Thanks for tuning in! 🙌
Thank you TIP!!!! Love Kyle as a host.
So happy to hear that! 🎉
I'm inconsistent with the commenting, but the content you guys are putting lately is top notch. Loving it 👌
Glad you enjoy it! ❤
Love it closing statement. So so so hard to practice. Thank you 🙏
Glad it was helpful! 🙏
Robert truly and fundamentally understands what he understands, and it makes me so happy to hear such well thought out and clear thinking on Warren and Berkshire. Also, him having researched and answering the question of how we ended up with modern portfolio theory as the prevailing paradigm is fascinating.
Great interview 👍
Thanks so much! 💯
I really enjoyed reading his new phenomenal book!!!
Glad you enjoyed it! 📖
Splendid discussion. Thanks.
Glad you enjoyed it! 🎉
Great books
Fantastic
Thank you! Cheers! 🎉
I hope it doesn't go away while I'm investing. My strategy has been to short modern portfolio theory through options, and I've been turning about 20% YoY returns.
Berkshire returns are similar to the s&p500 but the risk of loss is much lower
Another element often forgotten is how Buffett was set up to avoid distractions. His wife cooked for him, kids were told not to interrupt him during work, he wasn't living on the UES talking to other residents about their portfolio. A single maniacal focus!
Thanks for sharing! 🙂
Actually Buffett during the Partnership days didn't really run a concentrated portfolio. He was diversified then while managing other people's money. It's only with Berkshire that he implemented concentrated positions. I'd say it's because he was buying businesses rather than running a portfolio at Berkshire.
Coca-Cola hit its hit in July 1998 $2.63 and it wouldn't hit that high again until Nov 2018. That's 20 years before it recovered. Berkshire Hathaway also trailed the S&P 500 for 20 years up until recently while owning Apple. My point is the market ebbs and flows. Entry point is important and so is duration. As Warren Buffett advises most of us should just by the index.

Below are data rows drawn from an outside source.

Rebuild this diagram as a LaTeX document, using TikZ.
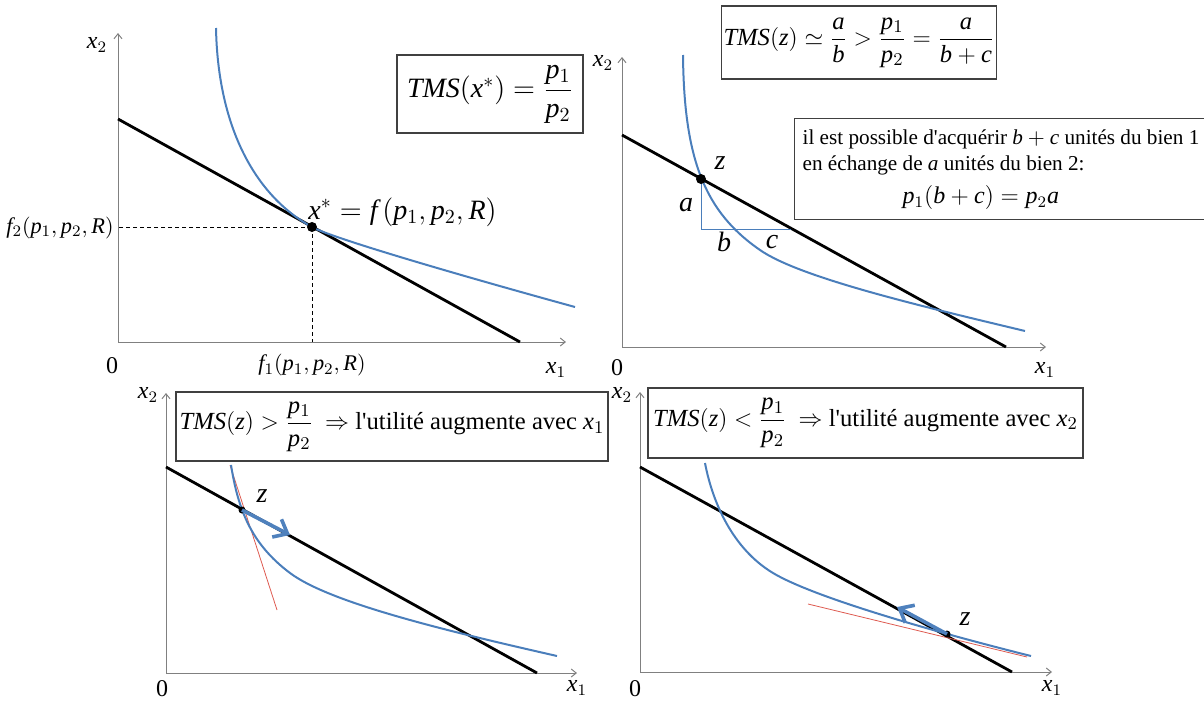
\documentclass[tikz,border=0pt]{standalone}
\usepackage{amsmath}
\usepackage{fontspec}
\setmainfont{Liberation Serif}[Ligatures=TeXOff]
\DeclareSymbolFont{tletters}{TU}{\rmdefault}{m}{it}
\newcount\lettc
\lettc=`a \loop \Umathcode\lettc="7 \symtletters\lettc \ifnum\lettc<`z \advance\lettc by 1 \repeat
\lettc=`A \loop \Umathcode\lettc="7 \symtletters\lettc \ifnum\lettc<`Z \advance\lettc by 1 \repeat
\usetikzlibrary{arrows.meta,calc,positioning}
\definecolor{curveblue}{RGB}{74,126,187}
\definecolor{arrowblue}{RGB}{79,129,189}
\definecolor{tanred}{RGB}{222,90,80}
\definecolor{boxgray}{RGB}{64,64,64}
\tikzset{
  axis/.style={draw=gray,line width=0.5pt,-{Straight Barb[length=2.5pt,width=4pt]}},
  budget/.style={line width=1.4pt},
  indiff/.style={curveblue,line width=1pt},
  guide/.style={line width=0.4pt,dash pattern=on 2pt off 1.5pt},
  tangent/.style={tanred,line width=0.4pt},
  move/.style={arrowblue,line width=1.8pt,-{Straight Barb[length=6pt,width=10pt]}},
  boxed/.style={draw=boxgray,line width=0.6pt,inner sep=1pt,font=\fontsize{13}{15}\selectfont},
  lab/.style={inner sep=1pt,font=\fontsize{12}{14}\selectfont},
  flab/.style={inner sep=1pt,font=\fontsize{11.2}{13}\selectfont},
  biglab/.style={inner sep=1pt,font=\fontsize{14}{16}\selectfont},
  ptdot/.style={circle,fill,inner sep=0pt,minimum size=#1},
  ptdot/.default=5pt
}
\begin{document}
\begin{tikzpicture}[x=0.5pt,y=-0.5pt]
\useasboundingbox (0,0) rectangle (1204,702);

\coordinate (O1) at (118,342); \coordinate (Y1) at (118,33); \coordinate (X1) at (566,342);
\draw[axis] (O1) -- (Y1); \draw[axis] (O1) -- (X1);
\coordinate (B1a) at (118,119); \coordinate (B1b) at (520,342);
\draw[budget] (B1a) -- (B1b);
\coordinate (xs) at (312,227);
\draw[guide] (xs) -- (xs -| O1); \draw[guide] (xs) -- (xs |- O1);
\draw[indiff] (216,28) .. controls (218,130) and (257,197) .. (xs) .. controls (332,238) and (455,274) .. (575,307);
\node[ptdot] (xsdot) at (xs) {};
\node[biglab,anchor=west] (xslab) at (306,212) {$x^*=f\,(p_1,p_2,R)$};
\node[flab,anchor=east] (f2) at (116,228) {$f_2(p_1,p_2,R)$};
\node[flab,anchor=north] (f1) at (312,352) {$f_1(p_1,p_2,R)$};
\node[lab] (zero1) at (112,366) {0};
\node[lab] (x2a) at (97,45) {$x_2$};
\node[lab] (x1a) at (556,370) {$x_1$};
\node[boxed,minimum width=93pt,minimum height=39pt,font=\fontsize{14}{16}\selectfont] (tms1) at (490,94) {$TMS(x^*)=\dfrac{p_1}{p_2}$};

\coordinate (O2) at (622,347); \coordinate (Y2) at (622,57); \coordinate (X2) at (1046,347);
\draw[axis] (O2) -- (Y2); \draw[axis] (O2) -- (X2);
\coordinate (B2a) at (622,135); \coordinate (B2b) at (1006,347);
\draw[budget] (B2a) -- (B2b);
\coordinate (z2) at (701,179); \coordinate (z2low) at (701,229); \coordinate (z2end) at (791,229);
\draw[curveblue,line width=0.5pt] (z2) -- (z2low) -- (z2end);
\draw[indiff] (683,55) .. controls (684,160) and (705,212) .. (760,250) .. controls (800,278) and (925,307) .. (1025,331);
\node[ptdot] (z2dot) at (z2) {};
\node[biglab] (z2lab) at (720,163) {$z$};
\node[biglab] (alab) at (686,205) {$a$};
\node[biglab] (blab) at (724,242) {$b$};
\node[biglab] (clab) at (772,242) {$c$};
\node[lab] (zero2) at (617,368) {0};
\node[lab] (x2b) at (603,63) {$x_2$};
\node[lab] (x1b) at (1045,370) {$x_1$};
\node[boxed,minimum width=131pt,minimum height=36.5pt,font=\fontsize{12.3}{14}\selectfont] (tms2) at (859,42.5) {$TMS(z)\simeq\dfrac{a}{b}>\dfrac{p_1}{p_2}=\dfrac{a}{b+c}$};
\node[boxed,anchor=north west,minimum width=203.5pt,minimum height=49pt,inner sep=4pt,font=\fontsize{10.6}{12.8}\selectfont] (info) at (794,118) {\begin{tabular}{@{}l@{}}il est possible d'acquérir $b+c$ unités du bien 1\\ en échange de $a$ unités du bien 2:\\[4pt] \hspace*{50pt}{\fontsize{12}{14}\selectfont$p_1(b+c)=p_2a$}\end{tabular}};

\coordinate (O3) at (166,673); \coordinate (Y3) at (166,393); \coordinate (X3) at (577,673);
\draw[axis] (O3) -- (Y3); \draw[axis] (O3) -- (X3);
\coordinate (B3a) at (166,467); \coordinate (B3b) at (537,673);
\draw[budget] (B3a) -- (B3b);
\coordinate (z3) at (242,510);
\coordinate (T3a) at (230,465); \coordinate (T3b) at (277,610);
\draw[tangent] (T3a) -- (T3b);
\draw[indiff] (231,465) .. controls (238,508) and (250,543) .. (290,573) .. controls (330,603) and (447,631) .. (557,656);
\node[ptdot=3.5pt] (z3dot) at (z3) {};
\coordinate (m3) at (290,535);
\draw[move] (z3) -- (m3);
\node[biglab] (z3lab) at (262,496) {$z$};
\node[lab] (zero3) at (162,689) {0};
\node[lab] (x2c) at (148,395) {$x_2$};
\node[lab] (x1c) at (577,688) {$x_1$};
\node[boxed,minimum width=216pt,minimum height=34.5pt,font=\fontsize{12.3}{14}\selectfont] (tms3) at (392,426.5) {$TMS(z)>\dfrac{p_1}{p_2}$\ \ $\Rightarrow$ l'utilité augmente avec $x_1$};

\coordinate (O4) at (640,672); \coordinate (Y4) at (640,392); \coordinate (X4) at (1052,672);
\draw[axis] (O4) -- (Y4); \draw[axis] (O4) -- (X4);
\coordinate (B4a) at (640,467); \coordinate (B4b) at (1012,672);
\draw[budget] (B4a) -- (B4b);
\coordinate (z4) at (947,634);
\coordinate (T4a) at (808,604); \coordinate (T4b) at (1027,657);
\draw[tangent] (T4a) -- (T4b);
\draw[indiff] (705,463) .. controls (712.6,503) and (733,549) .. (773,573) .. controls (813,597) and (931,631) .. (1031,656);
\node[ptdot=3.5pt] (z4dot) at (z4) {};
\coordinate (m4) at (897,607);
\draw[move] (z4) -- (m4);
\node[biglab] (z4lab) at (965,619) {$z$};
\node[lab] (zero4) at (635,689) {0};
\node[lab] (x2d) at (622,395) {$x_2$};
\node[lab] (x1d) at (1052,688) {$x_1$};
\node[boxed,minimum width=217.5pt,minimum height=35pt,font=\fontsize{12.3}{14}\selectfont] (tms4) at (865.5,423) {$TMS(z)<\dfrac{p_1}{p_2}$\ \ $\Rightarrow$ l'utilité augmente avec $x_2$};
\end{tikzpicture}
\end{document}
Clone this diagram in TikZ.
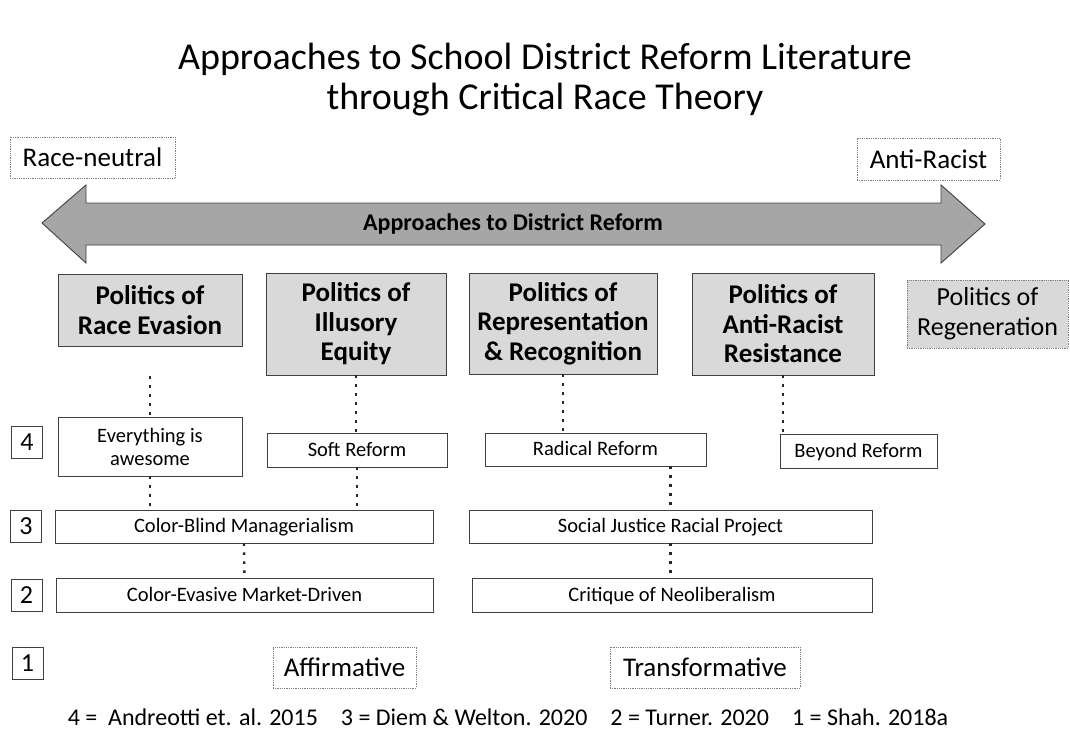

Hasn't Berkshire Hathaway consistently outperformed the S&P 500 since 1965?
😃😃👍 Charlie Munger 👍👏👏
Dude, please stop nodding your head every two seconds. It’s so distracting to the viewer. I’m not even sure I can finish this episode.
Do what I do. I don’t watch a podcast or discussion like this. What’s there to watch? Just put the phone in your pocket , headphones and listen while you walk, run, do dishes, sit on the couch alongside your kids while they watch cartoons.